Would he like to be coaching now? He certainly would. But former players, even players as good as he, usually have to be part of a network to land a decent college coaching job.

Riley’s guy, Bill Frieder, resigned as the Sun Devils’ coach a year after Riley was drafted by the Sonics. Frieder forever will be associated with the Arizona State point-shaving scandal that went down in 1994. Ron Riley was a freshman then.

You know how it is sometimes. Most times.

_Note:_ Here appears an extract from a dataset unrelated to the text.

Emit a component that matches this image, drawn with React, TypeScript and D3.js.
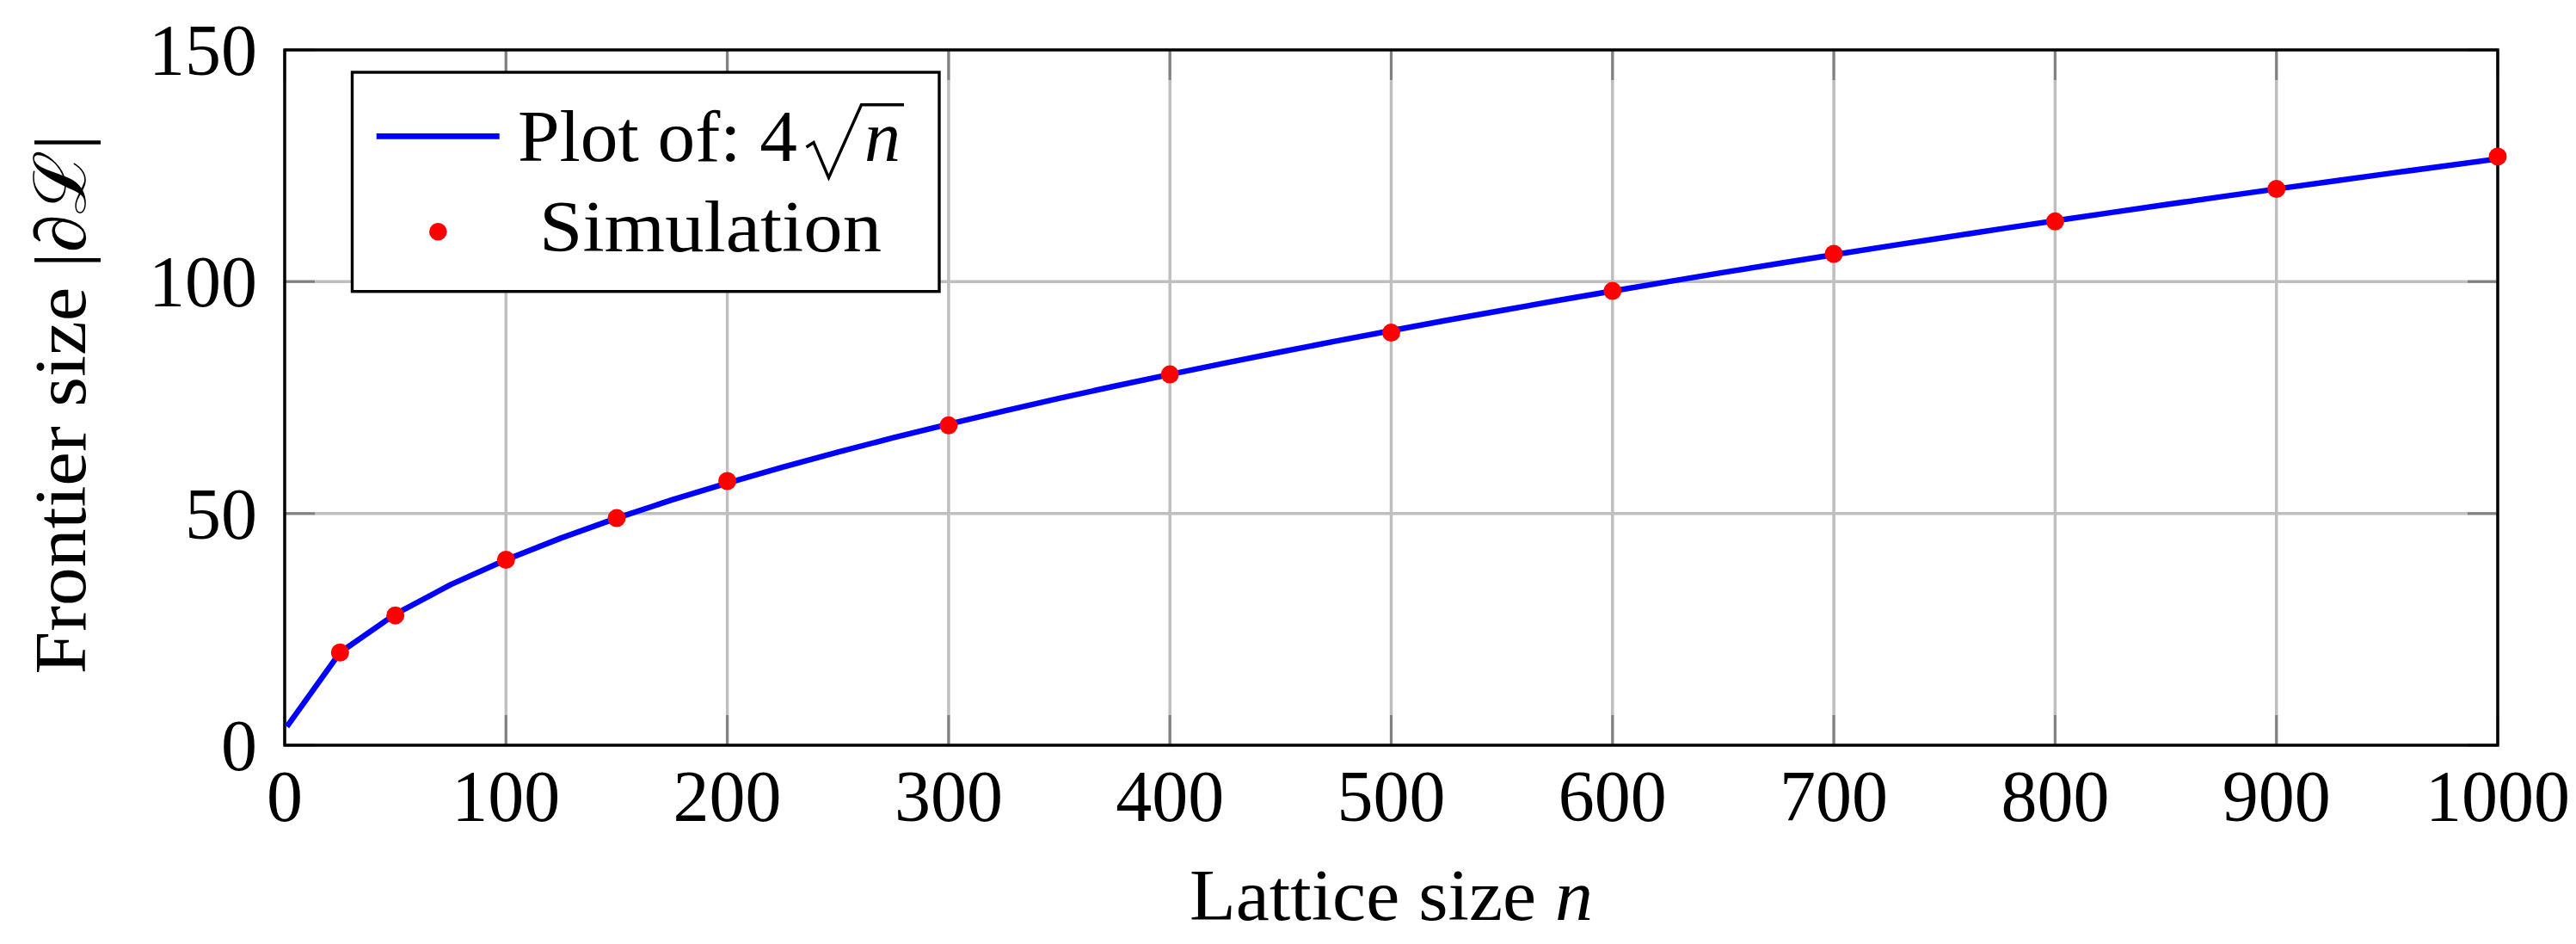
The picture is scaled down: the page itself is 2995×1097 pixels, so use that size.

Guilt by association.

So Riley wound up coaching for a couple of seasons at the University of Great Falls in Montana, where the scenery is spectacular and the sky is big but the basketball is not.

Now he consults young players on their basketball futures, and on staying humble as success happens, because he thinks that’s what makes an athlete truly special.

That’s the quote that prefaced his highlight film when the Pac-12 honored him two weeks ago in front of his family and friends, and Bill Walton, and all the other Pac-12 stalwarts.

So tonight, it’s West Virginia that is getting ready to play top-seeded Kentucky in the Sweet 16. If Ron Riley has any advice for the Mountaineers, it would be this: Get back on defense, and enjoy the moment.

Because 20 years tend to pass in a heartbeat, even if one still can dunk and shoot the 3.